Folha de S. Paulo


Grandes atores foram o centro do trabalho do diretor Mike Nichols

Um dos grandes diretores de atores do cinema mundial: não será exagero definir assim Mike Nichols, que morreu ontem, aos 83 anos, de um ataque cardíaco, segundo a rede ABC News, onde trabalhava sua mulher, a jornalista Diane Sawyer. Ele deixa três filhos: Max, Jenny e Daisy, do casamento com a escritora Annabel Davis-Goff.

É como se o centro de seu trabalho, ao longo de 41 anos de cinema, tivesse consistido em dar relevo aos atores.

Não por acaso, passaram por suas mãos, sucessivamente Elizabeth Taylor e Richard Burton ("Quem Tem Medo de Virginia Woolf?", 1966); Dustin Hoffman, Anne Bancroft, Katharine Ross ("A Primeira Noite de um Homem", 1967); Jack Nicholson, Candice Bergen, Ann-Margret ("Ânsia de Amar", 1971); Melanie Griffith, Sigourney Weaver, Harrison Ford ("Uma Secretária de Futuro", 1988); Meryl Streep, Shirley MacLaine ("Lembranças de Hollywood", 1990); Robin Williams, Gene Hackman ("A Gaiola das Loucas", 1996); Natalie Portman, Clive Owen ("Closer", 2004); Philip Seymour Hoffman, Tom Hanks ("Jogos de Poder", 2007).

Essa é, naturalmente, uma galeria reduzida, a partir dos 22 filmes que realizou. O certo é que, com Nichols, atores chegavam ao estrelato ou o recuperavam, estrelas ganhavam o status de atores, gente esquecida era relembrada.

TEMAS

Essa estava longe de ser a única virtude desse imigrante alemão nascido em Berlim em 1931, que chegou aos EUA em 1939, fugindo com a família do nazismo e da guerra na Europa. Vivendo no ambiente competitivo de Hollywood, soube conciliar como poucos a dignidade dos temas e das abordagens, sem nunca se distanciar do público.

Seu único Oscar de diretor, que lhe foi concedido em 1968, por "A Primeira Noite de um Homem", veio de um filme em que trata da oposição entre duas gerações: a do jovem casal formando por Hoffman e Ross e a dos pais. Um assunto candente do momento, que Nichols tratou como Hollywood gostaria que fosse tratado: sem ofender ninguém, no fim das contas.

As coisas não se passam assim em "Ânsia de Amar", no qual toca de frente questões polêmicas da sexualidade. O mundo então se abria à revolução de costumes, e o filme escrito por Jules Feiffer acabou se impondo.

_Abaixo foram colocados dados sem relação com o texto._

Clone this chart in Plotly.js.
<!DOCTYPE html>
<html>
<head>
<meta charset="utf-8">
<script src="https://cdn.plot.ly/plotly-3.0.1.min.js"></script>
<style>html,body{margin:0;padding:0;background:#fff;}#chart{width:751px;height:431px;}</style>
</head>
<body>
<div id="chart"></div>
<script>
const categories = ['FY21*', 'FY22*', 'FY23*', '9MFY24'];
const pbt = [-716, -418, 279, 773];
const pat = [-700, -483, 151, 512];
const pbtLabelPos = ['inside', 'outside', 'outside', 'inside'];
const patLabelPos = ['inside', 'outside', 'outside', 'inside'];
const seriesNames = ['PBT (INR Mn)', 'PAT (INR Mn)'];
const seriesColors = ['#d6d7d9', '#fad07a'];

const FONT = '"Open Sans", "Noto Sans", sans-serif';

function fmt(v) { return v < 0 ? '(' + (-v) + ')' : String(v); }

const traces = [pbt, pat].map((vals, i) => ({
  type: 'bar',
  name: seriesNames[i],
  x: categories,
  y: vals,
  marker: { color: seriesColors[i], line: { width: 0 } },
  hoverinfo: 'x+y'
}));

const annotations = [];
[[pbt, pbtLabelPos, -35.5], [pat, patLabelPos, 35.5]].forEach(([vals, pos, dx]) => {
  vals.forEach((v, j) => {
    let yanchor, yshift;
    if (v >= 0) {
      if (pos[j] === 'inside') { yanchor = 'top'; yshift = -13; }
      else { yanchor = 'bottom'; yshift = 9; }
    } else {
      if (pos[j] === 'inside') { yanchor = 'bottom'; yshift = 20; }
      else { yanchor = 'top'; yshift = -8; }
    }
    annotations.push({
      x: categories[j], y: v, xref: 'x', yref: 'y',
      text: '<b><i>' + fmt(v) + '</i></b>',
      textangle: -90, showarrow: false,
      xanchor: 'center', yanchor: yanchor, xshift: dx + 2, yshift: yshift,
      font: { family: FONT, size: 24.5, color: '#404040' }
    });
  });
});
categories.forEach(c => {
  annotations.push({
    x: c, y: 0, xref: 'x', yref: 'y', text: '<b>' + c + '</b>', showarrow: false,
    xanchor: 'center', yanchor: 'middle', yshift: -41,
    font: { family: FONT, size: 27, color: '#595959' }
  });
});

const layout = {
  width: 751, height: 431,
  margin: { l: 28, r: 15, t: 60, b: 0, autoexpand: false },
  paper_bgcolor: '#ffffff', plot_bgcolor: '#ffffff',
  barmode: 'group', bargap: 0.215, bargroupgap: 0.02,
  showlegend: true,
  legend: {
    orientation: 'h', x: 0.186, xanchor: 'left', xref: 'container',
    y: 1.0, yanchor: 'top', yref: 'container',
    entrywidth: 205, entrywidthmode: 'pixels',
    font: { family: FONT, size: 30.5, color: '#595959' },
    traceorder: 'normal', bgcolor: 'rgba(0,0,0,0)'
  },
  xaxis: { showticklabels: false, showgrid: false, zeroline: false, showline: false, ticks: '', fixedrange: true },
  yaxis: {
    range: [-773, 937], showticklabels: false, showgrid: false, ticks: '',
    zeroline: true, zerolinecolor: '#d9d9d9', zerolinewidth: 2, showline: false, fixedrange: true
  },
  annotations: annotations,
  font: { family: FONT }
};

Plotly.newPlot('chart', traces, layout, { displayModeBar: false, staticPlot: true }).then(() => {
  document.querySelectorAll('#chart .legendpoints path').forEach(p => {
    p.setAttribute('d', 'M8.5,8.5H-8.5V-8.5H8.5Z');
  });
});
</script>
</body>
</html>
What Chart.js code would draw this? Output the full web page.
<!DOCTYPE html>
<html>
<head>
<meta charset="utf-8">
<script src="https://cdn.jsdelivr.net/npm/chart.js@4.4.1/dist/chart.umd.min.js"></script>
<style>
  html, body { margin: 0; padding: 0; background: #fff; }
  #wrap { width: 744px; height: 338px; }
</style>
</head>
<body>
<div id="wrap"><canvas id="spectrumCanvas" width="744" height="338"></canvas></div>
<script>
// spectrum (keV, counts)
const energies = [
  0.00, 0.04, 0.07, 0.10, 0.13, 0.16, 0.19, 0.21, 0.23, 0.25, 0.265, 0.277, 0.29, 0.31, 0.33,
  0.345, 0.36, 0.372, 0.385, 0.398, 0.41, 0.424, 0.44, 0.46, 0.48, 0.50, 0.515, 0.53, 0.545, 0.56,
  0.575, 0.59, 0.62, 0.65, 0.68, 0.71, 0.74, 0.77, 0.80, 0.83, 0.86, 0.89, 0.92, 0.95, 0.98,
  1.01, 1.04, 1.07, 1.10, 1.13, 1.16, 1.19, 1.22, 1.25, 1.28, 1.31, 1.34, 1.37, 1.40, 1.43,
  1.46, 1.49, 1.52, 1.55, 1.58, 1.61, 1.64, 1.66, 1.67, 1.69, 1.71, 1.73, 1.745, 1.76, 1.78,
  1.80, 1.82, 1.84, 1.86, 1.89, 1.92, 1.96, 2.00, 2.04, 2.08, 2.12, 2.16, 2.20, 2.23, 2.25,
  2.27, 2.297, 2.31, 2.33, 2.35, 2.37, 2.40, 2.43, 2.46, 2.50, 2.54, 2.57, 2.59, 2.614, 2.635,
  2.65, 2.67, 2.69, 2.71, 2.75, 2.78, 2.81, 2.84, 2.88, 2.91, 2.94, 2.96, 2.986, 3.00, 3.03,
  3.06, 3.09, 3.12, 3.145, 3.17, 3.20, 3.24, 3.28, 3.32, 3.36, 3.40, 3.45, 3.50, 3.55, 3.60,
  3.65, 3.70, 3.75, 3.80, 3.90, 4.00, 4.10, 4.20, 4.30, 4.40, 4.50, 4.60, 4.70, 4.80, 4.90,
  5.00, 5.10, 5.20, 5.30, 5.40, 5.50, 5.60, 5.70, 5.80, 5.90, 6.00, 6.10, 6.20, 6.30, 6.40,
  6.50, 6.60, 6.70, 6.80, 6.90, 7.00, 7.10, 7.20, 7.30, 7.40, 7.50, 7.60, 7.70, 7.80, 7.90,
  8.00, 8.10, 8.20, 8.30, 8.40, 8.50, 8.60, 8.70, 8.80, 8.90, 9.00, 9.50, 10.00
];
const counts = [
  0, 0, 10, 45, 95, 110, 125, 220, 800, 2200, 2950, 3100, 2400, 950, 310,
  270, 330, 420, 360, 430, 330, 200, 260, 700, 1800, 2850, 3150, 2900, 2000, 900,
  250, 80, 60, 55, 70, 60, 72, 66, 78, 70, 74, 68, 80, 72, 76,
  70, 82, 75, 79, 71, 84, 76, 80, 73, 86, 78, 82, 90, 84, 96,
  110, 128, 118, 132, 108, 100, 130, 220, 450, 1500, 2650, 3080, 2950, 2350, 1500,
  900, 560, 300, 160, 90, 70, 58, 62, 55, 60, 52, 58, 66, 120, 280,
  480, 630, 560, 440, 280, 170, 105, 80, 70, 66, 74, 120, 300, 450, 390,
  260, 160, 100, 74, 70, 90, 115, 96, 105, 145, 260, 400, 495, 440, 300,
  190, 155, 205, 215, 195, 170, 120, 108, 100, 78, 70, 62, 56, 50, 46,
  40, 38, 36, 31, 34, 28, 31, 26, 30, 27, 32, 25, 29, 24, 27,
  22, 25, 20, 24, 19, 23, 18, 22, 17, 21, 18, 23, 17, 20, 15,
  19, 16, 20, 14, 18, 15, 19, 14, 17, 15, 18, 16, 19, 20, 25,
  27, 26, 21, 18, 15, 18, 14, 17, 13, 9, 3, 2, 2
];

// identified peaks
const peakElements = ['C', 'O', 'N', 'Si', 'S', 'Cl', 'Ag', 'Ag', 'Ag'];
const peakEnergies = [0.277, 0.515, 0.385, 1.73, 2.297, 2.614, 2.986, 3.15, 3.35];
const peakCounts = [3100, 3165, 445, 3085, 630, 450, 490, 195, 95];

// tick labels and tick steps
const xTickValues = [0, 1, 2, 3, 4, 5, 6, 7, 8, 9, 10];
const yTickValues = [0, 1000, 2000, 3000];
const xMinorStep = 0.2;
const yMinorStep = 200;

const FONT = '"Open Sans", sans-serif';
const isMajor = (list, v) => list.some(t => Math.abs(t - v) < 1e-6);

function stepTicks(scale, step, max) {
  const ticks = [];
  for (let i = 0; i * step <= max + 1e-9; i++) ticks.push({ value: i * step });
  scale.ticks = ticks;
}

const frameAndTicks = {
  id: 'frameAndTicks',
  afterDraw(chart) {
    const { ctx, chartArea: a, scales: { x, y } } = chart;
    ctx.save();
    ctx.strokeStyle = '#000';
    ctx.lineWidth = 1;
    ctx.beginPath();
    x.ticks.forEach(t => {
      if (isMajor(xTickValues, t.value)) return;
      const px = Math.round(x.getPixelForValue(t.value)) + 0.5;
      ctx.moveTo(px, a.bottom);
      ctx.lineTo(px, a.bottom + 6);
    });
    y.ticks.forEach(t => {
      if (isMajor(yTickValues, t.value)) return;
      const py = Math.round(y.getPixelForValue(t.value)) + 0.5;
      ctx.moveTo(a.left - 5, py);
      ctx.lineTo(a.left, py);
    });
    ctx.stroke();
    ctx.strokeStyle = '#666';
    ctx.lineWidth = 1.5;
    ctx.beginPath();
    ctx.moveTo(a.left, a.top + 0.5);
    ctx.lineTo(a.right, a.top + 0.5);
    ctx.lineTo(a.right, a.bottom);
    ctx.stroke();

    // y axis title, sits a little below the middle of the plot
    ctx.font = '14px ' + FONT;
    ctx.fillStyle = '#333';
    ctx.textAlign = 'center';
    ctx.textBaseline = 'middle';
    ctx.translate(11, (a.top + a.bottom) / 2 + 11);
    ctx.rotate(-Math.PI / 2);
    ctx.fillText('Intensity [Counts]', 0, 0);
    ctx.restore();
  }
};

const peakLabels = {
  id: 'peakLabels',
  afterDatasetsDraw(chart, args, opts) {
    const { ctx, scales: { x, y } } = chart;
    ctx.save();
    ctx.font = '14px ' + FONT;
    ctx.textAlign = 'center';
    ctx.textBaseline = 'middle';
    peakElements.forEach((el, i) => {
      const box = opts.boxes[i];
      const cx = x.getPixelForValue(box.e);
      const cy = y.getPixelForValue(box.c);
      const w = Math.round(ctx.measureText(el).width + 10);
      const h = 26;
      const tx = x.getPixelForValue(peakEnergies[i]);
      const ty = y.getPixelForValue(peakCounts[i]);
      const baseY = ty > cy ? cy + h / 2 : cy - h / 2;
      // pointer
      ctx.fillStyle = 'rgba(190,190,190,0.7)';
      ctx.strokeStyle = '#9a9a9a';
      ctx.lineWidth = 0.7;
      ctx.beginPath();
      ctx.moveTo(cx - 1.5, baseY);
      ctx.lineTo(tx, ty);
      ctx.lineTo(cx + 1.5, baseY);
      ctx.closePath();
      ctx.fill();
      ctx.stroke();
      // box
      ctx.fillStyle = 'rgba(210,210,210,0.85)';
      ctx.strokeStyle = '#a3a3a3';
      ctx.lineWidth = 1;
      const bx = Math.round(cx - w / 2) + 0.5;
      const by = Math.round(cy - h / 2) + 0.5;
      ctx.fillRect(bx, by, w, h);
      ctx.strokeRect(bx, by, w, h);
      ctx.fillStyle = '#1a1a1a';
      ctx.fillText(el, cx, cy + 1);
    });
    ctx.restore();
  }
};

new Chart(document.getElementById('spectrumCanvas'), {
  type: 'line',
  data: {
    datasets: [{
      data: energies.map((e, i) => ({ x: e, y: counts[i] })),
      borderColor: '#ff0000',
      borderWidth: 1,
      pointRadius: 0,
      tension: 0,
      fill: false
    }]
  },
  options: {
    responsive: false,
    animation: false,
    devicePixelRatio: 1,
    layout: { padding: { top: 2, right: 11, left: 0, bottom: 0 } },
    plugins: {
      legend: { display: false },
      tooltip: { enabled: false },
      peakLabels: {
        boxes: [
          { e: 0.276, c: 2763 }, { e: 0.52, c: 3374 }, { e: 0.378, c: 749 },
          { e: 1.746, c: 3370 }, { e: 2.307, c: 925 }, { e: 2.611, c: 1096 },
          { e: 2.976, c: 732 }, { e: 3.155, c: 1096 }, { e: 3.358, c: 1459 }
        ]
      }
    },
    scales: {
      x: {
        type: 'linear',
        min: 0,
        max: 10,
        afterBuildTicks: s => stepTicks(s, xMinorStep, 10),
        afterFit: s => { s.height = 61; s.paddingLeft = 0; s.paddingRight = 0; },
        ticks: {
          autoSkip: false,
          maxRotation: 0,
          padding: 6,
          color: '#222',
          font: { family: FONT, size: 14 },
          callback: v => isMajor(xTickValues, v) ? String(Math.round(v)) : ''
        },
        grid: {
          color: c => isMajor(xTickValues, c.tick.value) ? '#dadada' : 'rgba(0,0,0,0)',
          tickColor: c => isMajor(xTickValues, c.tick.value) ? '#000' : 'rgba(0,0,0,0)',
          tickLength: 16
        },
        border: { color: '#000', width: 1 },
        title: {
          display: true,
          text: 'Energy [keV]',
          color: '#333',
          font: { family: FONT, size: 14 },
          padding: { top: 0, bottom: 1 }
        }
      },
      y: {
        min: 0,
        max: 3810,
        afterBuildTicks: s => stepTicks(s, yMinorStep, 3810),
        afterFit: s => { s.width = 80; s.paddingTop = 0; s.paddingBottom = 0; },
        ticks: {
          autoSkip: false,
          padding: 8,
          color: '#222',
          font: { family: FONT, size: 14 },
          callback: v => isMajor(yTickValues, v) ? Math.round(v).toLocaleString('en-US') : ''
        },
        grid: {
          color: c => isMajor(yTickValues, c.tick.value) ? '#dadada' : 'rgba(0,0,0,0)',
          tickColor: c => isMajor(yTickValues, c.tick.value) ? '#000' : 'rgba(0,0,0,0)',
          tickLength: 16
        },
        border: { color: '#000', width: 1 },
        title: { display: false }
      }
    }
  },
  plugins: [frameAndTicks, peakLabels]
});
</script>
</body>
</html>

Editoria de Arte/Folhapress
ESTRELADOOs principais prêmios e obras de Mike Nichols

Como sabia acompanhar a atualidade, Nichols tratou do arrivismo com desenvoltura em "Uma Secretária de Futuro". Como amava os atores, voltou-se à vida de uma atriz drogada em "Lembranças de Hollywood" (um filme especial, já que baseado nas memórias e no roteiro da atriz Carrie Fisher, a princesa Leia de "Guerra nas Estrelas").

Se tratou da vida de um casal homossexual com dignidade (e humor) em "A Gaiola das Loucas", fechou sua carreira com o inesperado "Jogos de Poder", em que trabalha de maneira original as funções de agente secreto e deputado, num filme que aborda a implicação dos Estados Unidos na derrota dos russos no Afeganistão.

Hoje é um dia em que todos os atores, tanto do cinema como do teatro –onde também foi um diretor de enorme destaque–, deverão chorar de verdade, pois perderam um grande mentor.

Podem chorar os cinéfilos, pois foi-se um cineasta vigoroso, honesto, popular e até o fim da vida capaz de interessar o espectador sem nem por isso perder a dignidade.